Monday, Sep. 30, 1957

The Hard Line (Contd.)

While the U.S. was enjoying its peaceful, prosperous summer, two facts came clear about Communist diplomacy 1957. These were that 1) the Russians, pouring arms into Syria and ships into the Mediterranean, were back at their old oft-frustrated game of trying to get a foothold in the Middle East; and 2) they wanted no part of effective disarmament, a point proved when they turned down the West's latest and most moderate disarmament proposals--and instead brandished their first test-model intercontinental ballistic missile.

Last week Secretary of State Dulles got up before the opening general debate of the U.N. General Assembly (see FOREIGN NEWS) to tell where the U.S. stands on the twin issues.

Syria. Dulles put the current diplomatic point and counterpoint about Syria into proper perspective by recalling Russia's failures in persistent attempts to dominate the strategic, oil-rich Middle East and eastern Mediterranean. In 1940 the Communists went after a spheres-of-influence deal with Ally Adolf Hitler that would give them control "in the general direction of the Persian Gulf"; in 1945-46 the Communists prolonged their wartime occupation of Azerbaijan in northern Iran, were forced out by U.N. pressure; between 1946 and 1949 the Communists sparked the Greek civil war, saw it fizzle out; in 1955 they sent tanks and MIGs to Egypt's volatile Gamal Abdel Nasser, saw them smashed in the Suez crisis. Now there was Syria. "There," said Dulles, "Soviet-bloc arms were exultantly received and political power has increasingly been taken over by those who depend upon Moscow. True patriots have been driven from positions of power by arrests or intimidation. One consequence of this is that Turkey now faces military danger from the major buildup of Soviet arms in Syria on its southern border, a buildup concerted with Soviet military power on Turkey's northern border."

In this situation Dulles' central concern was that Syria's Soviet-armed leaders, "perhaps unwittingly," might be led by "an abnormal sense of power" into attacking their Arab neighbors. Dulles warned the Syrians--"This is risky business"--and he quoted the action passage of the Eisenhower Doctrine. "The U.S. is prepared to use armed forces to assist any nation or group of nations requesting assistance against armed aggression from any country controlled by international Communism."

Disarmament. Dulles restated the major package proposals of the U.S. and its allies in the six-month-long disarmament talks in London. These were 1) rule out surprise attacks by setting up air and ground inspection, 2) stop production of fissionable materials for weapons and gradually convert nuclear stockpiles to atoms for peace, 3) suspend nuclear tests for two years, 4) no war experiments to be conducted in space, 5) begin the reduction of conventional arms. Under such a disarmament system, said Dulles, "bad faith would be so vulnerable to detection that it would not become a profitable tactic even for those so inclined." But the Russians had rejected these proposals, reiterating only that the West ought to stop nuclear tests without waiting for foolproof controls. Asked Dulles: Why?

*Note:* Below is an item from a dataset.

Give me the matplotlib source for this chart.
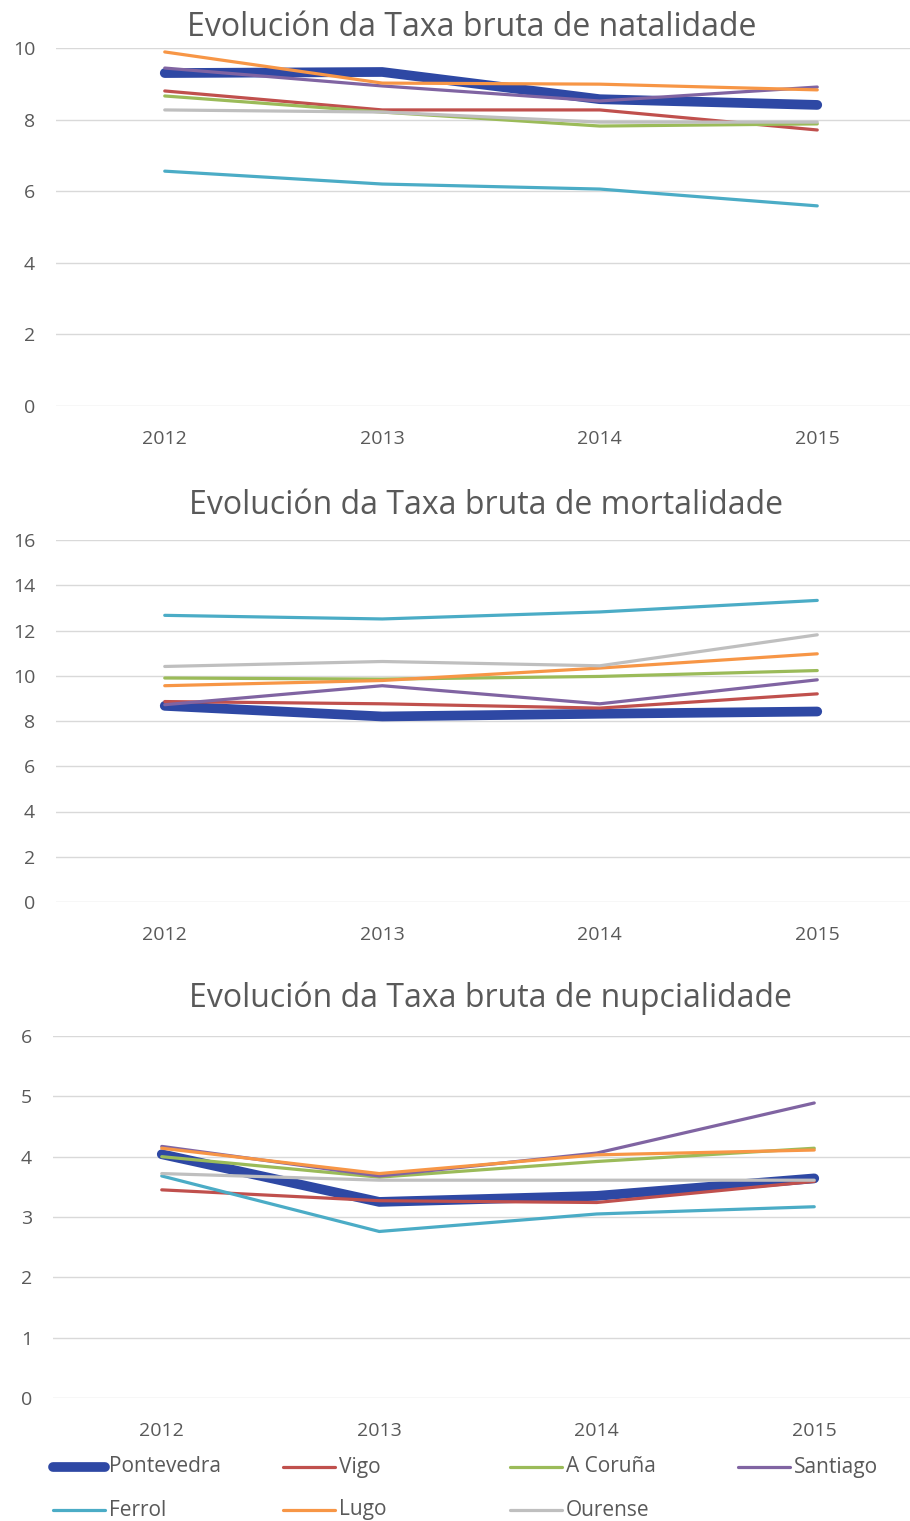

"We seek," the Secretary said, "by experiments now carefully controlled, to find out how to eliminate the hazardous radioactive material now incident to the explosion of thermonuclear weapons. Also we seek to make nuclear weapons into discriminating weapons, suitable for defense against attacking troops, submarines and bombers, and for interception of intercontinental missiles. The Soviet Union seems not to want the character of nuclear weapons thus to be refined and changed. It seems to like it that nuclear weapons can be stigmatized as 'horror' weapons.

"Does it perhaps calculate that under these conditions governments subject to moral and religious influences will not be apt to use them? And would the Soviet government, which is itself not subject to moral and religious restraints, thereby gain a special freedom of action and initiative as regards such weapons? And does the Soviet Union not want nuclear weapons to be refined into effective defensive weapons which could repel an aggressive attack by those who control the most manpower? . . .

"Humanity faces a tragic future if the war threat is not brought under control. Any government that summarily rejects these disarmament proposals would accept a frightful responsibility before all the world."

But the next speaker was Russia's Andrei Gromyko, and his answer once again was nyet.